(173e) An Integer Programming Formulation to Identify the Network Architecture Governing Embryonic Stem Cell Differentiation | AIChE

(173e) An Integer Programming Formulation to Identify the Network Architecture Governing Embryonic Stem Cell Differentiation

Authors 

Banerjee, I. - Presenter, University of Pittsburgh


The primary purpose of modeling gene regulatory network for developmental process is to reveal pathways governing the cellular differentiation to specific phenotypes. Knowledge of differentiation network will enable generation of desired cell fates by careful alteration of the governing network by adequate manipulation of the cellular environment. We have developed a method to reconstruct the underlying regulatory architecture of a differentiating cell population from discrete temporal gene expression data. We utilize an inherent feature of biological networks, that of sparsity, in formulating the network reconstruction problem as a bi-level mixed-integer programming problem. The formulation optimizes the network topology at the upper level based on the notion of sparsity, and determines the network connectivity strength at the lower level. Thus the upper level is formulated as an integer programming problem, by introducing binary variables corresponding to each network connection, which is solved using evolutionary algorithm. The lower level consists of continuous variable, and is essentially a parameter estimation problem for each of the chosen network topology. The lower level is solved both by conventional regression techniques like least square and evolutionary techniques like Genetic Algorithm. The non-convexity of the objective function gives rise to multiple local minima, which can be determined using least square by altering the initial guess. However evolutionary technique proved to be superior in searching the parameter space for multiple solutions, which were more informative than a single global solution, given the uncertainty associated with biological systems. Likewise, the upper level also had associated redundancy in network connectivity. However, the connections with higher connectivity strength were found to be invariant across different solutions. Constraints of sparsity and robustness were imposed to determine the optimal network connectivity. The method is first validated by in-silico data, before applying it to a more complex system of embryonic stem (ES) cell differentiation.

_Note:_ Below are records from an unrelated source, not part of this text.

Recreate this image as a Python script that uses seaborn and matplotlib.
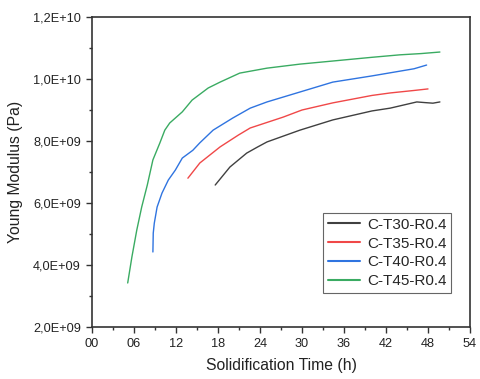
import matplotlib
matplotlib.use("Agg")
import matplotlib.pyplot as plt
import matplotlib.ticker as mticker
import seaborn as sns
import pandas as pd

# ---- data (modulus in units of 1e9 Pa) ----
t30 = [17.6, 19.7, 22.1, 23.6, 25.0, 29.7, 34.4, 40.0, 42.6, 46.4, 47.5, 48.7, 49.7]
e30 = [6.58, 7.16, 7.61, 7.80, 7.97, 8.35, 8.68, 8.97, 9.06, 9.26, 9.24, 9.22, 9.26]

t35 = [13.7, 15.4, 18.3, 20.9, 22.6, 27.3, 30.0, 34.4, 40.0, 42.6, 46.0, 48.0]
e35 = [6.80, 7.29, 7.81, 8.19, 8.42, 8.77, 9.00, 9.23, 9.47, 9.55, 9.63, 9.68]

t40 = [8.7, 8.75, 8.9, 9.3, 10.0, 10.9, 11.9, 12.9, 14.4, 15.4, 17.3, 20.1, 22.6, 25.0, 29.7, 34.4, 40.0, 42.6, 46.0, 47.8]
e40 = [4.42, 5.03, 5.35, 5.87, 6.32, 6.74, 7.06, 7.45, 7.70, 7.94, 8.35, 8.74, 9.06, 9.26, 9.58, 9.90, 10.10, 10.20, 10.33, 10.45]

t45 = [5.1, 5.7, 6.4, 7.1, 7.9, 8.7, 9.7, 10.4, 11.1, 12.9, 14.3, 16.6, 18.3, 21.1, 25.0, 29.7, 34.4, 40.0, 44.0, 47.0, 49.7]
e45 = [3.42, 4.26, 5.13, 5.87, 6.58, 7.39, 7.94, 8.35, 8.58, 8.94, 9.32, 9.71, 9.90, 10.19, 10.35, 10.48, 10.58, 10.70, 10.78, 10.82, 10.87]

labels = ["C-T30-R0.4", "C-T35-R0.4", "C-T40-R0.4", "C-T45-R0.4"]
colors = ["#404040", "#f04848", "#2f74e0", "#3aab62"]

frames = []
for lab, t, e in zip(labels, [t30, t35, t40, t45], [e30, e35, e40, e45]):
    frames.append(pd.DataFrame({"time": t, "E": [v * 1e9 for v in e], "series": lab}))
df = pd.concat(frames, ignore_index=True)

sns.set_style("white")
plt.rcParams["font.family"] = ["Liberation Sans", "DejaVu Sans"]

fig = plt.figure(figsize=(4.8, 3.79), dpi=100)
ax = fig.add_axes([92/480, 1-327/379, 378/480, 310/379])

sns.lineplot(data=df, x="time", y="E", hue="series", palette=colors,
             hue_order=labels, estimator=None, sort=False, linewidth=1.0, ax=ax)

ax.set_xlim(0, 54)
ax.set_ylim(2e9, 1.2e10)
ax.xaxis.set_major_locator(mticker.MultipleLocator(6))
ax.xaxis.set_minor_locator(mticker.MultipleLocator(3))
ax.yaxis.set_major_locator(mticker.MultipleLocator(2e9))
ax.yaxis.set_minor_locator(mticker.MultipleLocator(1e9))
ax.xaxis.set_major_formatter(mticker.FuncFormatter(lambda v, p: f"{int(round(v)):02d}"))
ax.yaxis.set_major_formatter(mticker.FuncFormatter(lambda v, p: f"{v:.1E}".replace(".", ",")))
ax.yaxis.get_offset_text().set_visible(False)

ax.tick_params(which="both", direction="out", top=False, right=False, bottom=True, left=True,
               colors="#333333", labelcolor="#222222", labelsize=9.2)
ax.tick_params(which="major", length=4.5, width=1)
ax.tick_params(which="minor", length=2.5, width=1)
for s in ax.spines.values():
    s.set_color("#333333")
    s.set_linewidth(1.2)

ax.set_xlabel("Solidification Time (h)", fontsize=11.3, color="#222222", labelpad=6)
ax.set_ylabel("Young Modulus (Pa)", fontsize=11.3, color="#222222", labelpad=7)

leg = ax.legend(loc="lower right", bbox_to_anchor=(0.95, 0.11), fontsize=11,
                frameon=True, fancybox=False, edgecolor="#666666", framealpha=1,
                handlelength=2.1, labelspacing=0.32, borderpad=0.3, handletextpad=0.45,
                borderaxespad=0)
leg.get_frame().set_linewidth(0.8)
for line in leg.get_lines():
    line.set_linewidth(1.5)

fig.savefig("out.png", dpi=100)
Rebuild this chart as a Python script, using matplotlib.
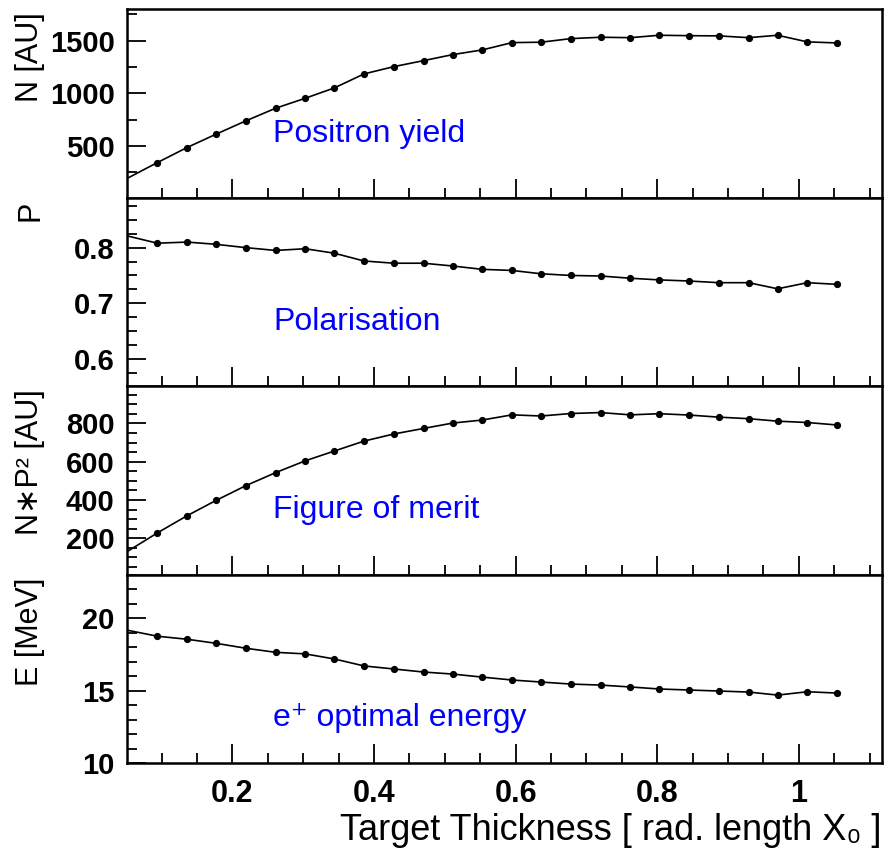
import matplotlib
matplotlib.use('Agg')
import matplotlib.pyplot as plt
from matplotlib.ticker import MultipleLocator, FuncFormatter

plt.rcParams['font.family'] = ['Liberation Sans', 'DejaVu Sans']

# target thickness in radiation lengths
thickness = [0.052, 0.094, 0.136, 0.177, 0.219, 0.261, 0.303, 0.344, 0.386,
             0.428, 0.470, 0.511, 0.553, 0.595, 0.636, 0.678, 0.720, 0.762,
             0.803, 0.845, 0.887, 0.929, 0.970, 1.012, 1.054]

yield_N = [194, 342, 485, 612, 738, 858, 953, 1051, 1184, 1253, 1310, 1367,
           1412, 1481, 1485, 1519, 1532, 1528, 1551, 1547, 1545, 1528, 1551,
           1488, 1478]

polar_P = [0.821, 0.808, 0.810, 0.806, 0.800, 0.795, 0.798, 0.790, 0.776,
           0.772, 0.772, 0.767, 0.761, 0.759, 0.753, 0.750, 0.749, 0.745,
           0.742, 0.740, 0.737, 0.737, 0.726, 0.737, 0.734]

merit_NP2 = [132, 228, 318, 398, 475, 543, 605, 656, 708, 745, 774, 802, 818,
             845, 839, 852, 857, 845, 851, 844, 833, 825, 812, 805, 792]

energy_E = [19.17, 18.76, 18.55, 18.27, 17.93, 17.65, 17.54, 17.19, 16.71,
            16.50, 16.29, 16.15, 15.94, 15.74, 15.60, 15.46, 15.39, 15.26,
            15.12, 15.05, 14.98, 14.91, 14.70, 14.93, 14.84]

panels = [
    (yield_N, 'N [AU]', 'Positron yield', (10, 1800), 500, 250, 0.296, '{:.0f}'),
    (polar_P, 'P', 'Polarisation', (0.551, 0.89), 0.1, 0.025, 0.298, '{:.1f}'),
    (merit_NP2, 'N\u2217P\u00b2 [AU]', 'Figure of merit', (10, 995), 200, 50, 0.303, '{:.0f}'),
    (energy_E, 'E [MeV]', 'e\u207a optimal energy', (10, 23), 5, 1, 0.195, '{:.0f}'),
]

fig, axes = plt.subplots(4, 1, figsize=(8.84, 8.51), dpi=100, sharex=True)
fig.subplots_adjust(left=0.1437, right=0.9974, top=0.9894, bottom=0.1031, hspace=0)

for ax, (vals, ylab, note, ylim, major, minor, note_y, fmt) in zip(axes, panels):
    ax.plot(thickness, vals, color='black', linewidth=1.2, marker='o',
            markersize=4.2, markevery=range(1, len(thickness)))
    ax.set_xlim(0.0513, 1.117)
    ax.set_ylim(*ylim)
    ax.yaxis.set_major_locator(MultipleLocator(major))
    ax.yaxis.set_minor_locator(MultipleLocator(minor))
    ax.yaxis.set_major_formatter(FuncFormatter(lambda v, p, f=fmt: f.format(v)))
    ax.xaxis.set_major_locator(MultipleLocator(0.2))
    ax.xaxis.set_minor_locator(MultipleLocator(0.05))
    ax.tick_params(which='both', direction='in', top=False, right=False,
                   width=1.3, labelsize=21)
    ax.tick_params(which='major', length=14)
    ax.tick_params(which='minor', length=7)
    ax.tick_params(axis='y', pad=9)
    for sp in ax.spines.values():
        sp.set_linewidth(1.8)
    ax.set_ylabel(ylab, fontsize=22, loc='top', va='center')
    ax.yaxis.set_label_coords(-0.128, 0.985)
    ax.text(0.1935, note_y, note, transform=ax.transAxes, color='#0000ff',
            fontsize=23, ha='left', va='baseline')

axes[3].xaxis.set_major_formatter(FuncFormatter(lambda v, p: f'{v:g}'))
axes[3].tick_params(axis='x', labelsize=22, pad=11)
axes[3].set_xlabel('Target Thickness [ rad. length X\u2080 ]', fontsize=26,
                   loc='right', labelpad=3)

for ax in axes:
    for lbl in ax.get_yticklabels() + ax.get_xticklabels():
        lbl.set_fontweight('bold')

fig.savefig('out.png', dpi=100, facecolor='white')
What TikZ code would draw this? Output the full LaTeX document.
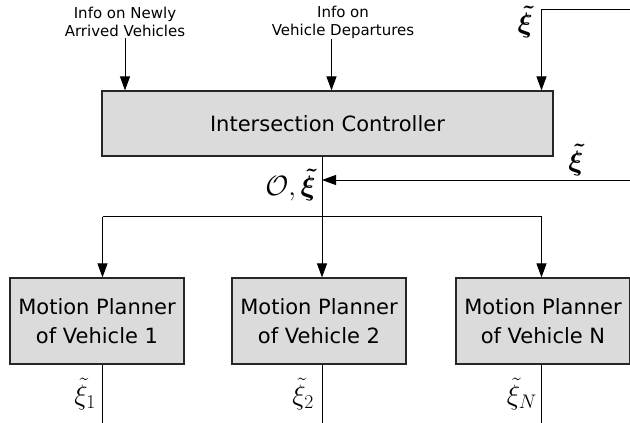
\RequirePackage{fix-cm}
\documentclass[tikz,border=0pt]{standalone}
\usepackage{amsmath}
\usepackage{fontspec}
\setsansfont{DejaVu Sans}
\usetikzlibrary{arrows.meta}
\begin{document}
\begin{tikzpicture}[x=1pt,y=-1pt,
    block/.style={draw=black!85,line width=1.2pt,fill=black!14,inner sep=0pt,align=center,
      font=\sffamily\fontsize{21}{29}\selectfont},
    info/.style={inner sep=1pt,align=center,font=\sffamily\fontsize{15}{18}\selectfont},
    sig/.style={inner sep=0pt,font=\fontsize{28}{32}\selectfont},
    wire/.style={line width=1pt},
    arr/.style={line width=1pt,-{Triangle[length=14pt,width=10pt]}}]
  \useasboundingbox (0,0) rectangle (630,423);
  % blocks
  \node[block,minimum width=451pt,minimum height=65pt] (ctrl) at (327.5,123.5) {Intersection Controller};
  \node[block,minimum width=174pt,minimum height=86pt] (mp1) at (97,321) {Motion Planner\\of Vehicle 1};
  \node[block,minimum width=174pt,minimum height=86pt] (mp2) at (319,321) {Motion Planner\\of Vehicle 2};
  \node[block,minimum width=174pt,minimum height=86pt] (mp3) at (543,321) {Motion Planner\\of Vehicle N};
  % inputs
  \node[info] (in1) at (125,22) {Info on Newly\\Arrived Vehicles};
  \node[info] (in2) at (343,22) {Info on\\Vehicle Departures};
  \coordinate (x2) at (331.5,0);
  \coordinate (fbtop) at (630,9);
  \coordinate (fbmid) at (630,180);
  \coordinate (bot) at (0,423);
  \coordinate (j1) at (102.5,216.7);
  \coordinate (j2) at (322,216.7);
  \coordinate (j3) at (541.5,216.7);
  \draw[arr] (in1.south) -- (in1.south |- ctrl.north);
  \draw[arr] (in2.south -| x2) -- (ctrl.north -| x2);
  \draw[arr] (fbtop) -| (ctrl.north -| j3);
  % outputs
  \draw[arr] (ctrl.south -| j2) -- (mp2.north -| j2);
  \draw[wire] (j1) -- (j3);
  \draw[arr] (j1) -- (mp1.north -| j1);
  \draw[arr] (j3) -- (mp3.north -| j3);
  \draw[arr] (fbmid) -- (fbmid -| j2);
  \draw[wire] (mp1.south -| j1) -- (bot -| j1);
  \draw[wire] (mp2.south -| j2) -- (bot -| j2);
  \draw[wire] (mp3.south -| j3) -- (bot -| j3);
  % labels
  \node[sig,anchor=east] (xt) at (533,22) {$\boldsymbol{\tilde{\xi}}$};
  \node[sig] (xf) at (576,160) {$\boldsymbol{\tilde{\xi}}$};
  \node[sig,anchor=east] (out) at (316,185) {$\mathcal{O},\boldsymbol{\tilde{\xi}}$};
  \node[sig,anchor=east] (x1) at (96,394) {$\tilde{\xi}_1$};
  \node[sig,anchor=east] (x2l) at (314,394) {$\tilde{\xi}_2$};
  \node[sig,anchor=east] (xn) at (537,394) {$\tilde{\xi}_N$};
\end{tikzpicture}
\end{document}
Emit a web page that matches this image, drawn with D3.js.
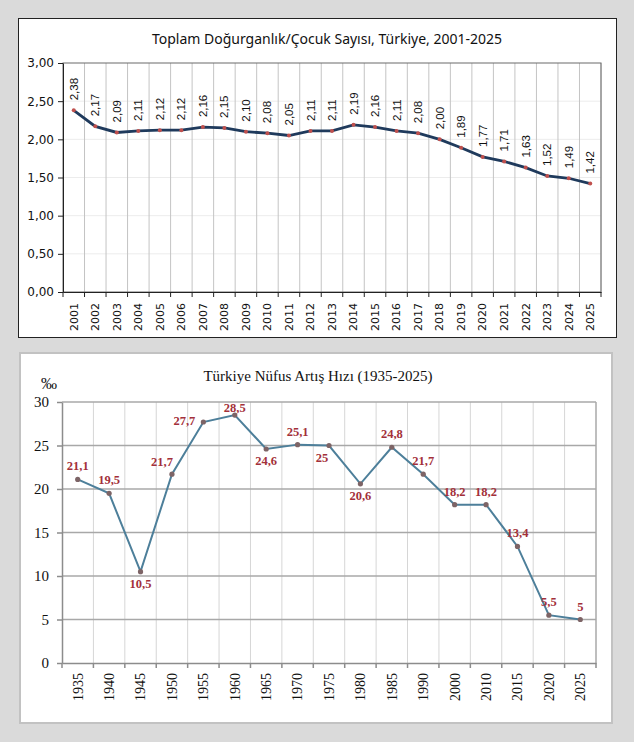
<!DOCTYPE html>
<html>
<head>
<meta charset="utf-8">
<script src="https://cdn.jsdelivr.net/npm/d3@7"></script>
<style>
  body { margin: 0; background: #dadada; }
</style>
</head>
<body>
<div id="chart"></div>
<script>
// chart 1 - fertility rate
var tfrYears = ["2001","2002","2003","2004","2005","2006","2007","2008","2009","2010","2011","2012","2013",
                "2014","2015","2016","2017","2018","2019","2020","2021","2022","2023","2024","2025"];
var tfrValues = [2.38,2.17,2.09,2.11,2.12,2.12,2.16,2.15,2.10,2.08,2.05,2.11,2.11,
                 2.19,2.16,2.11,2.08,2.00,1.89,1.77,1.71,1.63,1.52,1.49,1.42];
var tfrTicks = [0,0.5,1,1.5,2,2.5,3];

// chart 2 - population growth rate (per mille)
var growthYears = ["1935","1940","1945","1950","1955","1960","1965","1970","1975","1980","1985",
                   "1990","2000","2010","2015","2020","2025"];
var growthValues = [21.1,19.5,10.5,21.7,27.7,28.5,24.6,25.1,25,20.6,24.8,21.7,18.2,18.2,13.4,5.5,5];
var growthTicks = [0,5,10,15,20,25,30];
// where the value label sits next to its point
var growthLabelPlace = {"1945":"below","1950":"aboveLeft","1955":"left","1960":"tight",
                        "1965":"below","1975":"belowLeft","1980":"below"};

var W = 634, H = 742;
var svg = d3.select("#chart").append("svg")
    .attr("width", W).attr("height", H);

var fmt2 = function(d){ return d3.format(".2f")(d).replace(".", ","); };
var fmt1 = function(d){ return String(d).replace(".", ","); };

drawTfr();
drawGrowth();

function drawTfr(){
    var left = 63, right = 601, top = 63, bottom = 292;

    svg.append("rect")
        .attr("x", 18.5).attr("y", 18.5)
        .attr("width", 598).attr("height", 319)
        .style("fill", "#fff").style("stroke", "#222");

    svg.append("text")
        .attr("x", 327).attr("y", 44)
        .attr("text-anchor", "middle")
        .style("font-family", "'Noto Sans', sans-serif")
        .style("font-size", "14px")
        .style("fill", "#111")
        .text("Toplam Doğurganlık/Çocuk Sayısı, Türkiye, 2001-2025");

    var x = d3.scaleBand().domain(tfrYears).range([left, right]);
    var y = d3.scaleLinear().domain([0, 3]).range([bottom, top]);

    var g = svg.append("g");

    // faint horizontal grid
    g.selectAll(".hgrid").data(tfrTicks.slice(1, -1)).enter().append("line")
        .attr("x1", left).attr("x2", right)
        .attr("y1", function(d){ return y(d); }).attr("y2", function(d){ return y(d); })
        .style("stroke", "#ececec");

    // vertical grid at category boundaries
    var bounds = tfrYears.map(function(d){ return x(d); }).concat([right]);
    g.selectAll(".vgrid").data(bounds.slice(1)).enter().append("line")
        .attr("x1", function(d){ return d; }).attr("x2", function(d){ return d; })
        .attr("y1", top).attr("y2", bottom)
        .style("stroke", "#c4c4c4");

    g.append("rect")
        .attr("x", left).attr("y", top)
        .attr("width", right - left).attr("height", bottom - top)
        .style("fill", "none").style("stroke", "#6a6a6a");

    // y axis
    var yAxis = d3.axisLeft(y).tickValues(tfrTicks).tickFormat(fmt2)
        .tickSize(5).tickSizeOuter(0).tickPadding(4);
    var ya = g.append("g")
        .attr("transform", "translate(" + left + ",0)")
        .call(yAxis);
    ya.selectAll("text")
        .style("font-family", "'DejaVu Sans', sans-serif")
        .style("font-size", "12px").style("fill", "#111");
    ya.selectAll("line, path").style("stroke", "#222");

    // x axis: labels from the band axis, ticks at boundaries
    var xAxis = d3.axisBottom(x).tickSize(0).tickSizeOuter(0);
    var xa = g.append("g")
        .attr("transform", "translate(0," + bottom + ")")
        .call(xAxis);
    xa.select(".domain").style("stroke", "#222");
    xa.selectAll("text")
        .attr("transform", "rotate(-90)")
        .attr("x", -11).attr("y", 0).attr("dy", "0.35em")
        .attr("text-anchor", "end")
        .style("font-family", "'DejaVu Sans', sans-serif")
        .style("font-size", "11px").style("fill", "#111");
    g.selectAll(".xtick").data(bounds).enter().append("line")
        .attr("x1", function(d){ return d; }).attr("x2", function(d){ return d; })
        .attr("y1", bottom).attr("y2", bottom + 5)
        .style("stroke", "#222");

    var line = d3.line()
        .x(function(d, i){ return x(tfrYears[i]) + x.bandwidth() / 2; })
        .y(function(d){ return y(d); });

    g.append("path")
        .datum(tfrValues)
        .attr("d", line)
        .style("fill", "none")
        .style("stroke", "#1f3a5c")
        .style("stroke-width", 2.8);

    g.selectAll(".dot").data(tfrValues).enter().append("circle")
        .attr("cx", function(d, i){ return x(tfrYears[i]) + x.bandwidth() / 2; })
        .attr("cy", function(d){ return y(d); })
        .attr("r", 2)
        .style("fill", "#c0504d");

    g.selectAll(".lbl").data(tfrValues).enter().append("text")
        .attr("transform", function(d, i){
            var cx = x(tfrYears[i]) + x.bandwidth() / 2;
            return "translate(" + cx + "," + (y(d) - 10) + ") rotate(-90)";
        })
        .attr("dy", "0.35em")
        .style("font-family", "'Liberation Sans', Arial, sans-serif")
        .style("font-size", "11.5px").style("fill", "#111")
        .text(fmt2);
}

function drawGrowth(){
    var left = 62, right = 596, top = 402, bottom = 663;
    var serif = "'Liberation Serif', 'Times New Roman', serif";

    svg.append("rect")
        .attr("x", 20).attr("y", 353)
        .attr("width", 592).attr("height", 370)
        .style("fill", "#fff").style("stroke", "#c2c2c2").style("stroke-width", 2);

    svg.append("text")
        .attr("x", 318).attr("y", 381)
        .attr("text-anchor", "middle")
        .style("font-family", serif)
        .style("font-size", "15px").style("fill", "#111")
        .text("Türkiye Nüfus Artış Hızı (1935-2025)");

    svg.append("text")
        .attr("x", 41).attr("y", 389)
        .style("font-family", serif)
        .style("font-size", "16px").style("fill", "#111")
        .text("‰");

    var x = d3.scaleBand().domain(growthYears).range([left, right]);
    var y = d3.scaleLinear().domain([0, 30]).range([bottom, top]);

    var g = svg.append("g");

    var bounds = growthYears.map(function(d){ return x(d); }).concat([right]);
    g.selectAll(".vgrid").data(bounds.slice(1)).enter().append("line")
        .attr("x1", function(d){ return d; }).attr("x2", function(d){ return d; })
        .attr("y1", top).attr("y2", bottom)
        .style("stroke", function(d){ return d === right ? "#a8a8a8" : "#d6d6d6"; })
        .style("stroke-width", function(d){ return d === right ? 1.5 : 1; });

    g.selectAll(".hgrid").data(growthTicks.slice(1)).enter().append("line")
        .attr("x1", left).attr("x2", right)
        .attr("y1", function(d){ return y(d); }).attr("y2", function(d){ return y(d); })
        .style("stroke", "#a8a8a8").style("stroke-width", 1.5);

    var yAxis = d3.axisLeft(y).tickValues(growthTicks)
        .tickSize(5).tickSizeOuter(0).tickPadding(8);
    var ya = g.append("g")
        .attr("transform", "translate(" + left + ",0)")
        .call(yAxis);
    ya.selectAll("text")
        .style("font-family", serif)
        .style("font-size", "15px").style("fill", "#111");
    ya.selectAll("line, path").style("stroke", "#8c8c8c").style("stroke-width", 1.5);

    var xAxis = d3.axisBottom(x).tickSize(0).tickSizeOuter(0);
    var xa = g.append("g")
        .attr("transform", "translate(0," + bottom + ")")
        .call(xAxis);
    xa.select(".domain").style("stroke", "#8c8c8c").style("stroke-width", 1.5);
    xa.selectAll("text")
        .attr("transform", "rotate(-90)")
        .attr("x", -10).attr("y", 0).attr("dy", "0.35em")
        .attr("text-anchor", "end")
        .style("font-family", serif)
        .style("font-size", "14px").style("fill", "#111");
    g.selectAll(".xtick").data(bounds).enter().append("line")
        .attr("x1", function(d){ return d; }).attr("x2", function(d){ return d; })
        .attr("y1", bottom).attr("y2", bottom + 5)
        .style("stroke", "#8c8c8c").style("stroke-width", 1.5);

    var cx = function(i){ return x(growthYears[i]) + x.bandwidth() / 2; };

    var line = d3.line()
        .x(function(d, i){ return cx(i); })
        .y(function(d){ return y(d); });

    g.append("path")
        .datum(growthValues)
        .attr("d", line)
        .style("fill", "none")
        .style("stroke", "#4d7f9a")
        .style("stroke-width", 2);

    g.selectAll(".dot").data(growthValues).enter().append("circle")
        .attr("cx", function(d, i){ return cx(i); })
        .attr("cy", function(d){ return y(d); })
        .attr("r", 2.6)
        .style("fill", "#7d6466");

    var offsets = {
        above:     { dx: 0,   dy: -9,  anchor: "middle" },
        below:     { dx: 0,   dy: 16,  anchor: "middle" },
        left:      { dx: -8,  dy: 3,   anchor: "end" },
        aboveLeft: { dx: -10, dy: -8,  anchor: "middle" },
        belowLeft: { dx: -7,  dy: 16,  anchor: "middle" },
        tight:     { dx: 0,   dy: -3,  anchor: "middle" }
    };

    g.selectAll(".lbl").data(growthValues).enter().append("text")
        .each(function(d, i){
            var o = offsets[growthLabelPlace[growthYears[i]] || "above"];
            d3.select(this)
                .attr("x", cx(i) + o.dx)
                .attr("y", y(d) + o.dy)
                .attr("text-anchor", o.anchor);
        })
        .style("font-family", serif)
        .style("font-size", "12.5px")
        .style("font-weight", "bold")
        .style("fill", "#a3303a")
        .text(fmt1);
}
</script>
</body>
</html>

The differentiation process is considered to be occurring in a sequence of cascades, enabling modular treatment of the overall ES cell differentiation network. Current work concentrates on a specific stage of pancreatic differentiation, marked by Pdx-1 expression. Murine ES cells are first differentiated to definitive endoderm followed by induction of pancreatic lineage by up-regulation of Pdx-1 transcription factors. The pancreatic differentiation stage is tracked by analyzing the differentiating cell population for relevant transcription factors by q-PCR. The temporal profiles of relevant transcription factors constitute the input data to the bi-level programming formulation, which efficiently identifies the nature and strength of interactions within the network. The identified topology successfully captured the interactions which have been reported in the literature of pancreas development, confirming the validity of the proposed methodology. In the next step the identified network is used to predict the pathway to the next stage of differentiation, which is marked by a higher expression of neurogenin3. The model prediction identifies down-regulation of Foxa2 to be a likely pathway leading to significant increase in neurogenin3 expression, the validity of which is verified by performing concurrent experiments with Foxa2 siRNA. Encouragingly, up-regulation of neurogenin3 was the strongest effect of experimental Foxa2 silencing which validates the prediction of the developed mathematical modeling framework.

The developed methodology will have significant impact in extracting the regulatory information from a differentiating population of embryonic stem cells. Although currently the methodology is applied to pancreatic differentiation of murine ES cells, the framework is general enough to be applicable to any developmental system.